Las dificultades para reunir el capital necesario en las colonias no estaban causadas por que estas fueran pobres, ni mucho menos. En los albores de la revolución contra la que percibían como tiranía económica del sistema británico, los colonos norteamericanos eran mucho más ricos que sus equivalentes británicos en casi todos los niveles de la sociedad. El nivel de ingresos familiar medio era de 78 libras esterlinas anuales ante solo 50 en Gran Bretaña (alrededor de 12 000 dólares actuales frente a 7500 quinientos).10 Los colonos eran mucho más ricos que cualquier otra población del mundo, algo que confirmaban las altas tasas de inmigración que llegaban de la metrópoli y de otros países de Europa.11 Los visitantes británicos y europeos señalaban a menudo el alto nivel de vida que era general en las colonias norteamericanas y que tanto contrastaba con la mayor desigualdad entre ricos y pobres que había en sus países de origen. Johann de Kalb, al volver en 1768 de la misión de evaluar hasta qué punto estaban listos los americanos para la revolución, había quedado asombrado de que no sufrieran «hambre ni malas cosechas»,12 ambas circunstancias relativamente frecuentes al otro lado del Atlántico.

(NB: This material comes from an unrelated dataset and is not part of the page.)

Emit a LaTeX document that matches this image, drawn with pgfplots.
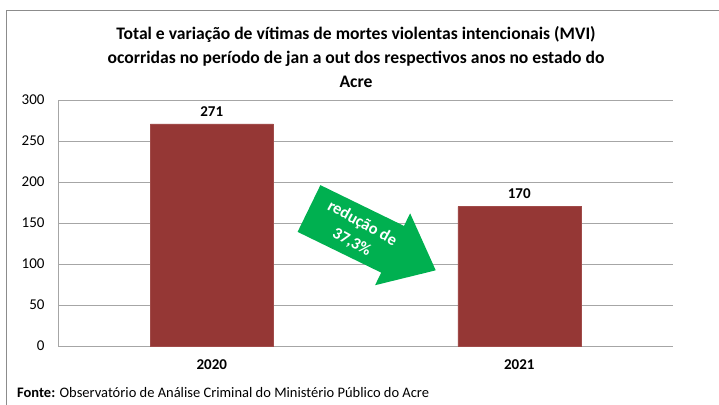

En lugar de dedicar su capital a la manufactura de productos, los comerciantes de las colonias se centraban en las compras dentro de las propias colonias y en el comercio de materias primas.13 Aunque las pesquerías, sobre todo en Nueva Inglaterra, eran prósperas en general, en las colonias la tierra era la principal mercancía y la fuente principal de su riqueza. Los granjeros de las colonias se dedicaban a cultivos como el índigo y el tabaco para la exportación y producían grano y harina suficientes para abastecer un floreciente comercio internacional. La tierra, y por tanto la riqueza, estaba distribuida entre la población de las colonias con mayor igualdad que en Europa, donde se concentraba en manos de la nobleza terrateniente. Adam Gordon, un miembro de la nobleza británica consciente de la casta a la que pertenecía, comentaba con condescendencia: «[…] todo el mundo tiene propiedades y todo el mundo lo sabe».14 John Hector St. John de Crèvecoeur, miembro de la nobleza terrateniente gala que luego vivió como granjero en Nueva York, nos explica con mayor vehemencia la actitud de los colonos norteamericanos hacia la riqueza: «Por riquezas no me refiero a oro y plata, de esos metales tenemos apenas un poco; me refiero a un tipo de riqueza mejor, tierras despejadas, ganado, buenas casas, buenas ropas y un aumento del número de gente que las disfruta».15

Crèvecoeur tenía razón en que en los futuros Estados Unidos había «apenas un poco» de oro y plata, tanto en forma de mineral como en monedas (dinero metálico). Las colonias no tenían casas de acuñación de moneda y de la madre patria apenas llegaban escasísimas monedas británicas –chelines, coronas y guineas–.16 En las tiendas y contadurías de las colonias se empleaban, sobre todo, monedas españolas. Las piezas de plata del virreinato español del Perú eran la moneda más importante y de más amplia circulación en el mundo durante el siglo XVIII. El dólar que acuñaban los españoles, también llamado peso de a ocho, sumaba más de la mitad de todas las monedas que circulaban en las colonias y podía cortarse, limarse o rebanarse en piezas más pequeñas de menor valor. En cada mostrador comercial, desde la tienda más modesta a la mayor contaduría, había varios cajones de dinero con distintas denominaciones de la moneda española, junto con una enorme variedad de francesas, holandesas y portuguesas que también eran de circulación legal. Los comerciantes siempre tenían tablas de conversión impresas y varias balanzas para pesar la plata de las monedas, de forma que una transacción comercial se podía cerrar, por ejemplo, mediante una mezcla de dólares españoles, écus (escudos) franceses y rijksdaalders (táleros) holandeses. A pesar de toda esta variedad de monedas, el papel moneda tenía también un gran uso en las colonias, puesto que los comerciantes solían reservarse el dinero metálico para los negocios en los mercados internacionales.